- **What needs to be done**: Sift the material for lines containing "this", and return them.

- **Given entries**:
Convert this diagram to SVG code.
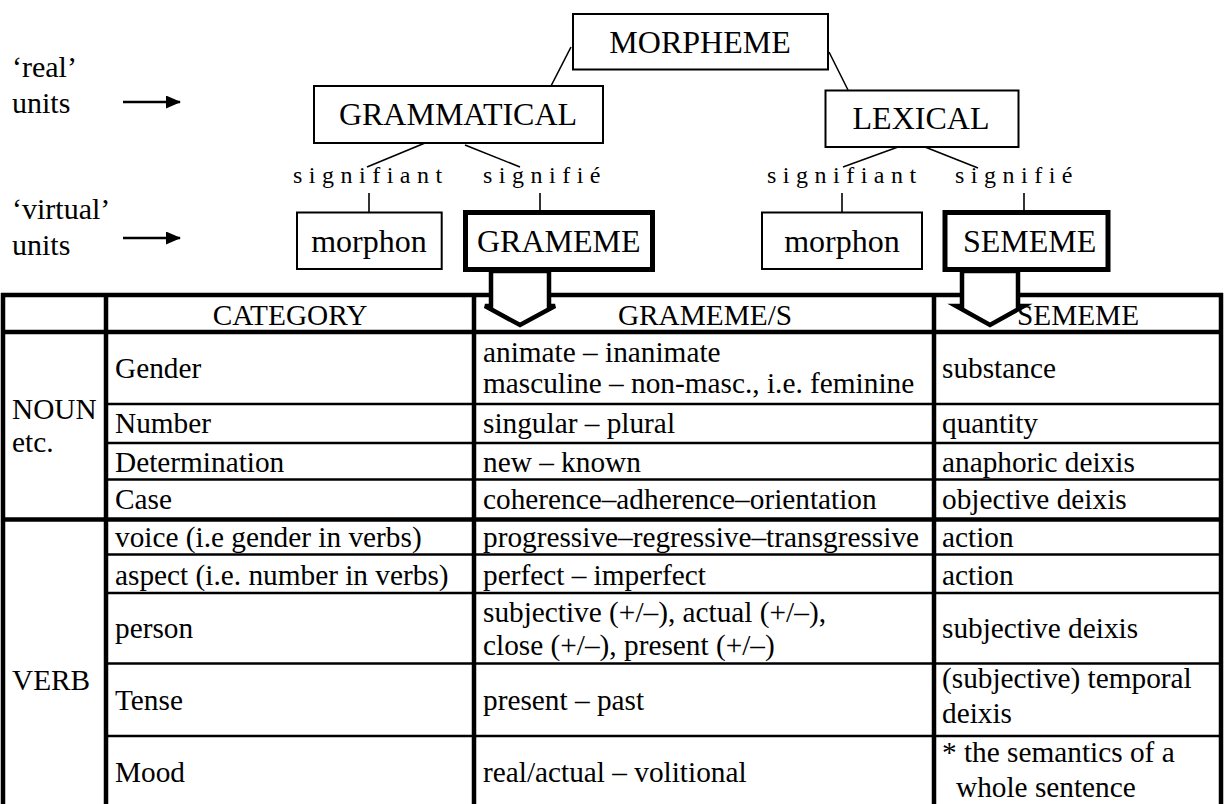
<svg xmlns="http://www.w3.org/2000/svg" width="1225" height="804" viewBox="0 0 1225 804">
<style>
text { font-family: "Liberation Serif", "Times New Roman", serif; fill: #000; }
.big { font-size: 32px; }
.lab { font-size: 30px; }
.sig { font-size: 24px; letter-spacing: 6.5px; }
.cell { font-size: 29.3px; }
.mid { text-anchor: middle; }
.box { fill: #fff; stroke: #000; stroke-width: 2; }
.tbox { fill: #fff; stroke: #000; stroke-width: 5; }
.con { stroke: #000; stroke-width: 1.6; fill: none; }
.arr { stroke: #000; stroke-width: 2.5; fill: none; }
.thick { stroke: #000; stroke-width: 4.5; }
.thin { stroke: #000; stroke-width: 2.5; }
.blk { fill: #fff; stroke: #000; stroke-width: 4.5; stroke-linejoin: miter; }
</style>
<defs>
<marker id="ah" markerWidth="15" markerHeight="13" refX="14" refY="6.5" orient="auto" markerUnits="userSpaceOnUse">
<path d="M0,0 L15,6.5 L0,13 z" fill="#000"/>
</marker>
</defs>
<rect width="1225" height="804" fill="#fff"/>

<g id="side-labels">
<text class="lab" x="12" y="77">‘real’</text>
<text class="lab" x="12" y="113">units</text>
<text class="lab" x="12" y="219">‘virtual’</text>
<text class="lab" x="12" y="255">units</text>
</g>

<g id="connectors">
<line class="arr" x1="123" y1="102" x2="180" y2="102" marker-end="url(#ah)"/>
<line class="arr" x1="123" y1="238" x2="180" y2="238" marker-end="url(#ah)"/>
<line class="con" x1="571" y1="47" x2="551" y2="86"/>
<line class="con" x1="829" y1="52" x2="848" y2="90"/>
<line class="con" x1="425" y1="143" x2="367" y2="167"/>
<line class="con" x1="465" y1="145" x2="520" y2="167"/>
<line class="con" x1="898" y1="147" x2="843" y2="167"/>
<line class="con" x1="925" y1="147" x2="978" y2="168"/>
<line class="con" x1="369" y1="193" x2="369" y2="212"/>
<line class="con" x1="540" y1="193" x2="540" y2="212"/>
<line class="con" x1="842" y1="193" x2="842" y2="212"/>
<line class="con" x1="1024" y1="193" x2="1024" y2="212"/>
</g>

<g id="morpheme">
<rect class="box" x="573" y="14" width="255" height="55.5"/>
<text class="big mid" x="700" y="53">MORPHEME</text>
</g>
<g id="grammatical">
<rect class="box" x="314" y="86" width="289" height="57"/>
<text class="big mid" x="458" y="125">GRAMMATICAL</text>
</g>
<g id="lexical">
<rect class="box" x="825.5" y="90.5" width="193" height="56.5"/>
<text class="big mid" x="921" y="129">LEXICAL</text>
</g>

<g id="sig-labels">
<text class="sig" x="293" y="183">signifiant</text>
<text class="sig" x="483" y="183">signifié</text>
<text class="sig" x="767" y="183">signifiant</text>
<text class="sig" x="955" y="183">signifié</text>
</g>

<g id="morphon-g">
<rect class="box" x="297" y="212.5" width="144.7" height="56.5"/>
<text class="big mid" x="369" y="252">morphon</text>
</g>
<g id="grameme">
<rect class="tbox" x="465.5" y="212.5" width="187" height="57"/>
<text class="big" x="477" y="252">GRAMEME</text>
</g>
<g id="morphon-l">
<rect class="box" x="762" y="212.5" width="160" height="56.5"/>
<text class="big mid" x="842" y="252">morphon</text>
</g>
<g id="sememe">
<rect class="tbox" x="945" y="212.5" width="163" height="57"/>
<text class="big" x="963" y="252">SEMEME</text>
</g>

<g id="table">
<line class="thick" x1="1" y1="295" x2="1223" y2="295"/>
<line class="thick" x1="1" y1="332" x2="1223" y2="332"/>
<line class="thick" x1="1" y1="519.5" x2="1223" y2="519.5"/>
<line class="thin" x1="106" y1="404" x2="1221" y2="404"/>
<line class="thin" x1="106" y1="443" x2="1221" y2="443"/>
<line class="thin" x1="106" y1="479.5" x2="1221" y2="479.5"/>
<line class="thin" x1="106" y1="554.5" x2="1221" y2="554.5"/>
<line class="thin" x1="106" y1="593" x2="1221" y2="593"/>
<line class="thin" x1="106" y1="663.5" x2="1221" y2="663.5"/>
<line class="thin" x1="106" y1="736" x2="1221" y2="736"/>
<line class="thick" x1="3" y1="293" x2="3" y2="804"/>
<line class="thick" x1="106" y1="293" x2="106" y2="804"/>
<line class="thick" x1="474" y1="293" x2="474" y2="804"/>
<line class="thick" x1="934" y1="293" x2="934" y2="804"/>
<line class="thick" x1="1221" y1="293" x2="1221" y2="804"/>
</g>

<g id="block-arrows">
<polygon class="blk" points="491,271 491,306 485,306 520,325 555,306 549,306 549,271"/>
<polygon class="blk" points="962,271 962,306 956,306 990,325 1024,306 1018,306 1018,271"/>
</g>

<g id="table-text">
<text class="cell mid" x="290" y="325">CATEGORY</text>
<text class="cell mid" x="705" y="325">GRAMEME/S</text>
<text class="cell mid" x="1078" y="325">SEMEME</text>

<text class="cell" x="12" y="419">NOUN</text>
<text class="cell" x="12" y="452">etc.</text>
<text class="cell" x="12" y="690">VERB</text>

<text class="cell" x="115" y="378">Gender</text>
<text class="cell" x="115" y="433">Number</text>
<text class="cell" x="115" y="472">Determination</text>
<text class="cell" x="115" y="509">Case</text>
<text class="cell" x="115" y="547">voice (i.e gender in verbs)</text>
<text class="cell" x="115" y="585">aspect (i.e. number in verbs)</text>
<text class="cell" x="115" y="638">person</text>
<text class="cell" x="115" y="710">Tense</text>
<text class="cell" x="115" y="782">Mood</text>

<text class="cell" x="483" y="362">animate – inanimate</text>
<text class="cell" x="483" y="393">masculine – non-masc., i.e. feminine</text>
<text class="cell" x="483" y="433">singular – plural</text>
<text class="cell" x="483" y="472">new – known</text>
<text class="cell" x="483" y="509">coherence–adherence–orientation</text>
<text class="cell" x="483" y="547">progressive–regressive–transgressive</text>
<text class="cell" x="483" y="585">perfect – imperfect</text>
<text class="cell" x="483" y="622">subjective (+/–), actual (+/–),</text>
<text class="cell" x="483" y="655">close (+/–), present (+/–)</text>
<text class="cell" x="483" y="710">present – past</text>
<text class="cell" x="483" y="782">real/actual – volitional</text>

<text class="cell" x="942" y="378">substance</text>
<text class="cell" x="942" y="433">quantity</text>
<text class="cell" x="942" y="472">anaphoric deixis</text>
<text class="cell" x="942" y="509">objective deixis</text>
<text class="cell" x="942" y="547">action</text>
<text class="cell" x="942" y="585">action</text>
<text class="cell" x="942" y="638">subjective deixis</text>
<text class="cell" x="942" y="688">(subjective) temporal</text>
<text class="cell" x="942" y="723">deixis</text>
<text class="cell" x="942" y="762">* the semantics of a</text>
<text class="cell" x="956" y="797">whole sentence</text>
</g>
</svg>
---
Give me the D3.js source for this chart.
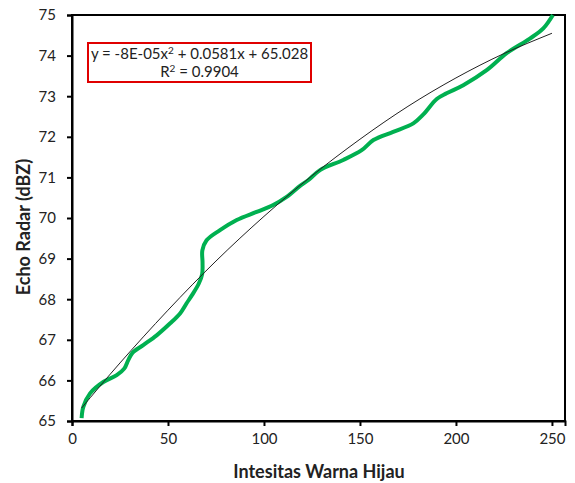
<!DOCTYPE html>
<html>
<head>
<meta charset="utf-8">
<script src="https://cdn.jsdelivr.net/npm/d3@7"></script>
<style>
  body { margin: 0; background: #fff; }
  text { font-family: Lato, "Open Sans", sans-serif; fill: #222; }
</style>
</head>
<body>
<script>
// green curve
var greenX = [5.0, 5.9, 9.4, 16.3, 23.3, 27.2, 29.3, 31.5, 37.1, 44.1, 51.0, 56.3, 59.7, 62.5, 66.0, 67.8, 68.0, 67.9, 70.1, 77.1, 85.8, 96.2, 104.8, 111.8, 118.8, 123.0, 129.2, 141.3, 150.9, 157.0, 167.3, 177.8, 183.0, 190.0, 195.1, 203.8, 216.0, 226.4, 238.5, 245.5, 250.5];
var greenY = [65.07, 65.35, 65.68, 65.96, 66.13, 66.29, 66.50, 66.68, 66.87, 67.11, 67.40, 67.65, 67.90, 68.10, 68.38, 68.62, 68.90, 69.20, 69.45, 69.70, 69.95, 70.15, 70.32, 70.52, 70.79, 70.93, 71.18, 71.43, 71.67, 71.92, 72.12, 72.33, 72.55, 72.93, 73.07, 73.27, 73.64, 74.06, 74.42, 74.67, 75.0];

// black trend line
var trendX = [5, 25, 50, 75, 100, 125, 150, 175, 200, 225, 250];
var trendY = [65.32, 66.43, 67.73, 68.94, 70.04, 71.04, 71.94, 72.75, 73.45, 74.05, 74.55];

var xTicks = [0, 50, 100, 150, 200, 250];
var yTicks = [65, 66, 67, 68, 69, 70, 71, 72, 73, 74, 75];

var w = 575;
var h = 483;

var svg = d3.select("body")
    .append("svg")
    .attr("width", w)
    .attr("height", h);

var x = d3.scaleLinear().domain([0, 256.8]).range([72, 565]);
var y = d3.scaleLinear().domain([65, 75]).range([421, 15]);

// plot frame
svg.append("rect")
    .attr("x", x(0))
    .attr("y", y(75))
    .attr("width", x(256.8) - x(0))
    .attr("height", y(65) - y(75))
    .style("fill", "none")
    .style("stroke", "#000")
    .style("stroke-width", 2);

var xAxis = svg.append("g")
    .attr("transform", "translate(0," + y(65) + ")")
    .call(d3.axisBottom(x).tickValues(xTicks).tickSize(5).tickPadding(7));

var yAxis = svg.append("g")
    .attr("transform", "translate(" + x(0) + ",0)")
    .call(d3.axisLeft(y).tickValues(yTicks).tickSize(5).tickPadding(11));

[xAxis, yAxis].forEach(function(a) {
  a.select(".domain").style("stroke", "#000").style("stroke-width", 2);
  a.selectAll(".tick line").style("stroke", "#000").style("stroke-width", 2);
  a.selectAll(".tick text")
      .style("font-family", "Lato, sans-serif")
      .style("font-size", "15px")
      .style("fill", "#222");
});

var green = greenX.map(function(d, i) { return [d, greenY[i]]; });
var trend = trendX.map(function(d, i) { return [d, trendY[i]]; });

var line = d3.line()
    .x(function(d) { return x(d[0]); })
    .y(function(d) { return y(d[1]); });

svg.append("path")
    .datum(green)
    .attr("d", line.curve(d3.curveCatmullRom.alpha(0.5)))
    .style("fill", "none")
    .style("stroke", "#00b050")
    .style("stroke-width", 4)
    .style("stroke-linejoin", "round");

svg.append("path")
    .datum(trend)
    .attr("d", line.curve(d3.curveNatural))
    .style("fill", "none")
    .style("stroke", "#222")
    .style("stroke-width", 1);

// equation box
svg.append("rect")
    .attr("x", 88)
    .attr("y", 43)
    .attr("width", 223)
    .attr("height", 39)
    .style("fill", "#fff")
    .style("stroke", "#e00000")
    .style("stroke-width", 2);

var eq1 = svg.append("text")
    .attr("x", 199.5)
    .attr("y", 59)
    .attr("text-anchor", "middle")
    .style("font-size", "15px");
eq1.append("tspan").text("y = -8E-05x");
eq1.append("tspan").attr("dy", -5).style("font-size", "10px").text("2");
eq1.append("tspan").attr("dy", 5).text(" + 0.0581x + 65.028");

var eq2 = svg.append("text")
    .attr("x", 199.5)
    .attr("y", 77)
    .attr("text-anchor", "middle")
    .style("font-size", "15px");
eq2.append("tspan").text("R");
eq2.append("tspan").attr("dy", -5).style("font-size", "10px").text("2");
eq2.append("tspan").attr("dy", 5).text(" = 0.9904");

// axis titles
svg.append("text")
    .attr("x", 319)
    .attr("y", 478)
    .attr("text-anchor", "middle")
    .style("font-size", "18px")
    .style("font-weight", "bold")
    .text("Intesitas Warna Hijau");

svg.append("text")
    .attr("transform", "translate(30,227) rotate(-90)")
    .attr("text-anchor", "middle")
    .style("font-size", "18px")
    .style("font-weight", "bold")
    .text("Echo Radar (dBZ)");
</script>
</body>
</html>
...
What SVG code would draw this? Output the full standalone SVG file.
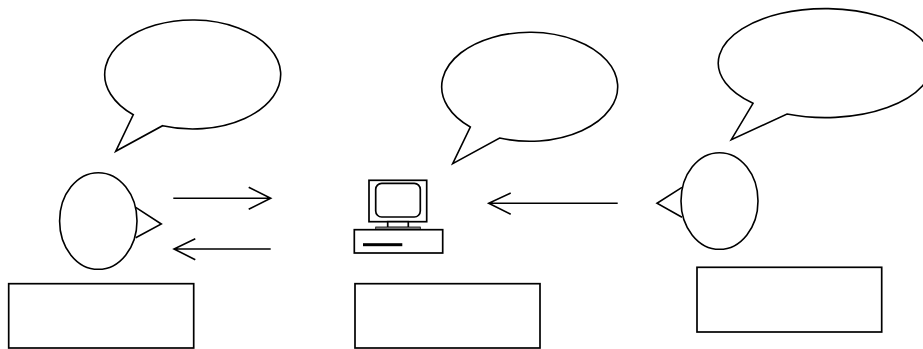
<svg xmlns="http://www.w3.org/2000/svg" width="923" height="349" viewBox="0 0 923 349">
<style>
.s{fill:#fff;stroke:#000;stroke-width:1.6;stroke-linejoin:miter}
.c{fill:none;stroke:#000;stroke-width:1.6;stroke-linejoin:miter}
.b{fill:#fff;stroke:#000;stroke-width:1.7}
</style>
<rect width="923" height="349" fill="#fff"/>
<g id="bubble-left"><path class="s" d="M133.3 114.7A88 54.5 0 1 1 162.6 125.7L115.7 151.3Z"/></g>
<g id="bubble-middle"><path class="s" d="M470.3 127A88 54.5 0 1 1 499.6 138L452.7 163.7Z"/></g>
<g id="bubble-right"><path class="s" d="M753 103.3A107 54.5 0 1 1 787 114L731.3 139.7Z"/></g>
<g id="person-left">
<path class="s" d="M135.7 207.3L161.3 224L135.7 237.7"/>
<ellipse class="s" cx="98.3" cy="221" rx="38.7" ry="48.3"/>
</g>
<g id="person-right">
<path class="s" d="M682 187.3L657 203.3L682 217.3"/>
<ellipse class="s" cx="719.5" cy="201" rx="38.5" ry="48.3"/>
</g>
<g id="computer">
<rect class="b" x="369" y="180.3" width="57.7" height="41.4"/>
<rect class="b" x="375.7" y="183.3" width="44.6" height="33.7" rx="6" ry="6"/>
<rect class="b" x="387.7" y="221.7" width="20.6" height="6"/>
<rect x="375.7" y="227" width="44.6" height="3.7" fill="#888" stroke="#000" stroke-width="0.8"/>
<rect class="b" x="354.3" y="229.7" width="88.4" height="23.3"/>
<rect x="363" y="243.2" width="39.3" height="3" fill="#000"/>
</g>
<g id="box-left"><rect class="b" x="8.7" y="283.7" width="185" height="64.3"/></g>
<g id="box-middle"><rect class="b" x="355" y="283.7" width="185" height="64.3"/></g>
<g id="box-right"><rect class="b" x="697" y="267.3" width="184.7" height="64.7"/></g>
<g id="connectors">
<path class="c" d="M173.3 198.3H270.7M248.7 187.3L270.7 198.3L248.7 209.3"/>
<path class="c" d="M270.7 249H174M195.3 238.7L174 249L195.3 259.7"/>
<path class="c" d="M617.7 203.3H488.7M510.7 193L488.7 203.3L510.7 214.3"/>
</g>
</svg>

- **The reply**:
Convert this diagram to SVG code.
Give me the D3.js source for this chart.
What SVG code would draw this? Output the full standalone SVG file.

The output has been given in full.